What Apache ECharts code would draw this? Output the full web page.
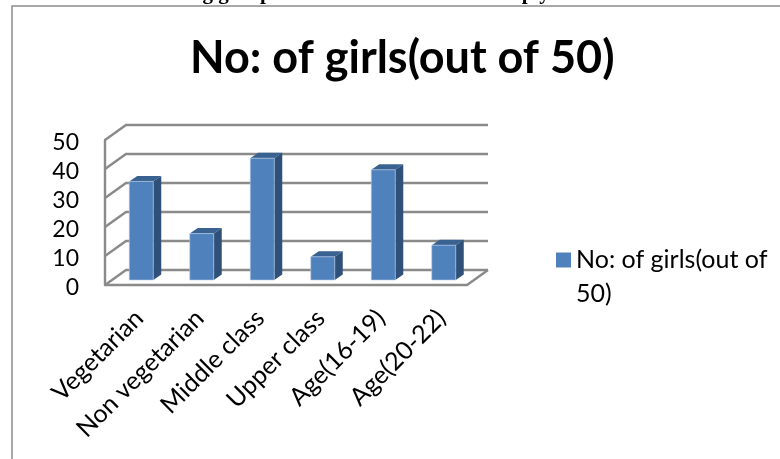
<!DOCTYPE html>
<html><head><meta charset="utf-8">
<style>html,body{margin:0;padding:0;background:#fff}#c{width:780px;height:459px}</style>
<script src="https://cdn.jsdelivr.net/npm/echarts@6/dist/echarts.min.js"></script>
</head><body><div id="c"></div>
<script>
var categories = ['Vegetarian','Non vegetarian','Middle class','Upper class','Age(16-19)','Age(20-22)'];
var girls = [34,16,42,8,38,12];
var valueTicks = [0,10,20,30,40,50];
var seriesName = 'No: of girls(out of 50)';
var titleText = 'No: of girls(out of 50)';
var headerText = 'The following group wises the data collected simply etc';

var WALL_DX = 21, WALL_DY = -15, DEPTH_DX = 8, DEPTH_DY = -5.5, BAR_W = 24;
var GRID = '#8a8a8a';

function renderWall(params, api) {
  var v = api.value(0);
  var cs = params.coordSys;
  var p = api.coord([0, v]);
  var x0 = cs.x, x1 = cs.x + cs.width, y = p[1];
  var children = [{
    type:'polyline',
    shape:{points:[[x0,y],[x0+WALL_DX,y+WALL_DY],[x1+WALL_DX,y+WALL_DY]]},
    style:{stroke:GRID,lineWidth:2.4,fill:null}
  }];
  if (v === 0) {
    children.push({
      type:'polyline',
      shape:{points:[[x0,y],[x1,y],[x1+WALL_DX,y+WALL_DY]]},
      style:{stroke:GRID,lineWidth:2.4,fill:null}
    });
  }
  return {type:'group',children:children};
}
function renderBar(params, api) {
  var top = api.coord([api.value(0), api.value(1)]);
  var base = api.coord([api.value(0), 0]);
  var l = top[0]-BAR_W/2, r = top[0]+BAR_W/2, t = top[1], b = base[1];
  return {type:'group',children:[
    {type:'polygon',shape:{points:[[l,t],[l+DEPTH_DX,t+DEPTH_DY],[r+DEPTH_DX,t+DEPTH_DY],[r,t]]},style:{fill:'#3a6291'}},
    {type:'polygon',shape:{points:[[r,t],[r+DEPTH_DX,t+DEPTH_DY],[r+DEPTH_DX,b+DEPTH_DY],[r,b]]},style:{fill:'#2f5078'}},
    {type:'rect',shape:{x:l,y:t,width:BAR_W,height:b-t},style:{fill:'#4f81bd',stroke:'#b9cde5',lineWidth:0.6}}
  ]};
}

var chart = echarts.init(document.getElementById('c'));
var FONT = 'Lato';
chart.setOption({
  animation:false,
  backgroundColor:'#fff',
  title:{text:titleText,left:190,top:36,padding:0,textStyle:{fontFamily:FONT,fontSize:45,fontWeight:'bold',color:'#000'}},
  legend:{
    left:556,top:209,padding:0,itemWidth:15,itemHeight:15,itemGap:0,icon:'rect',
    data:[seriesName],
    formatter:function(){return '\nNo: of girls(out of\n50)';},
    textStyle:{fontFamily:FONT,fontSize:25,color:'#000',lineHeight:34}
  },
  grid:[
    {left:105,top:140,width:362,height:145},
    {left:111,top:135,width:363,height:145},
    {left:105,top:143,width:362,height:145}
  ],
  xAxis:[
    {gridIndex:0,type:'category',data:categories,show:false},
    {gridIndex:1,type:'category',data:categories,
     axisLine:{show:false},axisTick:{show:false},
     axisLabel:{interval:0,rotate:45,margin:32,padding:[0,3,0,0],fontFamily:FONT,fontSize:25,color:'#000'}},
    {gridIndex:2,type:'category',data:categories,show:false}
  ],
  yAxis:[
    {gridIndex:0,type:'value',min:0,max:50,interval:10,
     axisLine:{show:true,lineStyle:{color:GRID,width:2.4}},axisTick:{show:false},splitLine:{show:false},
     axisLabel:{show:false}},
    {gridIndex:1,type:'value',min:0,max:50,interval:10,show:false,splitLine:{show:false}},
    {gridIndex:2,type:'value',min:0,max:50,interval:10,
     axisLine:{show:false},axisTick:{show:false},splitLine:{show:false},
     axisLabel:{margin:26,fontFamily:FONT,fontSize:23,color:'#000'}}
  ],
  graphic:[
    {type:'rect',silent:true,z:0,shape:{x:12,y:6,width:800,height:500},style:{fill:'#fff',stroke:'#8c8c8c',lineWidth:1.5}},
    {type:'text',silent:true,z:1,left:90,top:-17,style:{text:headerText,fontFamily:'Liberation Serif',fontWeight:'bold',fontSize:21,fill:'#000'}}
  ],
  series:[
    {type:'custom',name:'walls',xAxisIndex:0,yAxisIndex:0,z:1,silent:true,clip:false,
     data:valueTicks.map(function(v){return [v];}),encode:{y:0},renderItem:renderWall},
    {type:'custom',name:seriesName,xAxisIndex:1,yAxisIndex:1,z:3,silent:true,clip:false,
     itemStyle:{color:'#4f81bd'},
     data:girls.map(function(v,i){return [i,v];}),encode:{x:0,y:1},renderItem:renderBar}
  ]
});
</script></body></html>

■ ■ ■

• [TASK DESCRIPTION]:
Copy nothing but the lines from the top of the material through the line holding "var GRID = '#8a8a8a';", exactly as written; omit pictures.

• [THE SOLUTION]:
What Apache ECharts code would draw this? Output the full web page.
<!DOCTYPE html>
<html><head><meta charset="utf-8">
<style>html,body{margin:0;padding:0;background:#fff}#c{width:780px;height:459px}</style>
<script src="https://cdn.jsdelivr.net/npm/echarts@6/dist/echarts.min.js"></script>
</head><body><div id="c"></div>
<script>
var categories = ['Vegetarian','Non vegetarian','Middle class','Upper class','Age(16-19)','Age(20-22)'];
var girls = [34,16,42,8,38,12];
var valueTicks = [0,10,20,30,40,50];
var seriesName = 'No: of girls(out of 50)';
var titleText = 'No: of girls(out of 50)';
var headerText = 'The following group wises the data collected simply etc';

var WALL_DX = 21, WALL_DY = -15, DEPTH_DX = 8, DEPTH_DY = -5.5, BAR_W = 24;
var GRID = '#8a8a8a';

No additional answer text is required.